Flanagan and his writing team used Pike’s original work as a launching pad to express as much of themselves into the characters as possible, inventing and reinventing arcs that felt universal for an audience of all ages. “There were different things about our high school years that became very important,” he explained. “We talked about the types of people we were in high school, the things we were afraid of in high school, and finding characters who could kind of hold on to that. I identify the most with Amesh myself, but I had writers in the room who were like, ‘I was Spence,’ you know, ‘I was Cheri; I still am Cheri.’ We were a roomful of kids who weren’t the cool kids in high school, and there was a lot of opportunity for us to mine that and to kind of pour that in.”

Netflix also secured the rights to 28 of Pike’s other works, which gave Flanagan and his team creative freedom to adapt different stories into different episodes, including titles such as Witch, The Wicked Heart, Road to Nowhere, and more. The story-within-a-story format allowed The Midnight Club an enormous playground to bend genres and experiment, whether it be James Cameron-inspired sci-fi or 1940s black-and-white film noir. The pilot episode includes an homage to ‘90s Japanese horror, and Flanagan used that as a platform to air out his grievances about why he doesn’t like to use jumpscares.

“I hate [jumpscares] because I feel like it’s very easy to walk up behind somebody and just smash things,” Flanagan said. To him, there’s a stark difference between being scared and being startled, and he decided the best way to run the trope to the ground was to include every possible type he could think of. The end product? 21 jumpscares in the show’s first episode (including the dumb throw-a-cat-across-the-screen scare), breaking the Guinness world record for most jumpscares in one episode of television.

“This is something that this show afforded us, less so in a show like Midnight Mass, where we got to have a lot of fun,” Flanagan said, about getting to mess around while filming. “The Midnight Club was always the place where we could put that fun. There were just no real limits to it and we could abandon tone at any point depending on who was telling the story. We got to have the kind of fun I never get to have at work.”

The process of assigning the right stories for the right characters itself also took much more trial and error to figure out. “We very much wanted there to be a reason that each of these stories was there,” Flanagan said. “Something that the character was working through had to kind of motivate the story. It had to either show us a window into something they’re having a hard time articulating—like with Anya’s, which is the only story from the book—or it had to help drive their arc forward. We had to see them work through something in their story that they were trying to work through in real life, but having a difficult time doing.
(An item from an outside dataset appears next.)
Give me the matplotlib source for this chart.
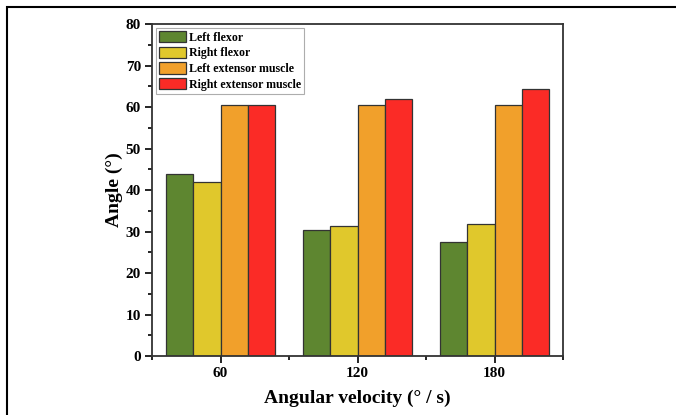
import numpy as np
import matplotlib
matplotlib.use('Agg')
import matplotlib.pyplot as plt
from matplotlib.patches import Rectangle
from matplotlib.ticker import MultipleLocator

plt.rcParams['font.family'] = ['Liberation Serif', 'DejaVu Serif']
plt.rcParams['font.weight'] = 'bold'

# data
velocities = [60, 120, 180]
series = ['Left flexor', 'Right flexor', 'Left extensor muscle', 'Right extensor muscle']
left_flexor = [43.9, 30.4, 27.6]
right_flexor = [41.9, 31.4, 31.8]
left_extensor = [60.5, 60.5, 60.5]
right_extensor = [60.5, 61.9, 64.3]
colors = ['#5E8630', '#E0C82C', '#F1A02B', '#FB2B26']

fig = plt.figure(figsize=(6.76, 4.15), dpi=100)
ax = fig.add_axes([0.225, 0.142, 0.608, 0.8])

width = 12
values = [left_flexor, right_flexor, left_extensor, right_extensor]
x = np.array(velocities)
for i, vals in enumerate(values):
    ax.bar(x + (i - 1.5) * width, vals, width, color=colors[i], edgecolor='#333333',
           linewidth=0.9, label=series[i])

ax.set_xlim(30, 210)
ax.set_ylim(0, 80)
ax.set_xticks(velocities)
ax.xaxis.set_minor_locator(MultipleLocator(30))
ax.yaxis.set_major_locator(MultipleLocator(10))
ax.yaxis.set_minor_locator(MultipleLocator(5))
ax.tick_params(which='major', direction='out', length=5, width=1.2, labelsize=11, pad=3)
ax.tick_params(which='minor', direction='out', length=3, width=1.2)
for s in ax.spines.values():
    s.set_linewidth(1.3)
    s.set_color('#333333')

ax.set_xlabel('Angular velocity (° / s)', fontsize=14, fontweight='bold', labelpad=7)
ax.set_ylabel('Angle (°)', fontsize=14, fontweight='bold', labelpad=2)

leg = ax.legend(loc='upper left', bbox_to_anchor=(0.0, 1.0), fontsize=8.6, frameon=True,
                fancybox=False, edgecolor='#999999', handlelength=2.2, handleheight=1.05,
                handletextpad=0.3, labelspacing=0.25, borderpad=0.25, borderaxespad=0.35)
leg.get_frame().set_linewidth(0.8)

# outer frame of the figure
fig.patches.append(Rectangle((7 / 676, -0.1), 1.2, 1 - 7 / 415 + 0.1, transform=fig.transFigure,
                             fill=False, edgecolor='black', linewidth=1.5))

fig.savefig('out.png', dpi=100)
The process of that was a lot of discussion in the writers room of trying to find those connections where they were naturally. And if we couldn’t find them, trying to stretch the rubber bands to touch.”

Finding the ways the show’s concept resonated with the cast and crew was essential in telling the story in a respectful manner. “The ways that [people around us] would say, ‘And also this is what’s important,’” Flanagan said. “‘We appreciate how seriously you guys are taking it on the page, [but] please don’t shy away from the levity. It’s so critical. Please don’t shy away from the humor. These kids would have it, they hold onto that.’”

The biggest takeaway from The Midnight Club is this idea that we’re all just stories in the end, a message that seems to carry across some of Flanagan’s other works (specifically Hill House). Even if characters depart from the show, they are still able to exist within the memories of their friends, which leaves the door wide open for ongoing seasons.

“The book is sad in that the club dies, but the epilogue is kind of beautiful,” Flanagan said, on envisioning the show’s future. “As we lose our cast members, we will have new ones. That cycle is something that the book didn’t get to do, and we get to do that.”

The Midnight Club is now streaming on Netflix.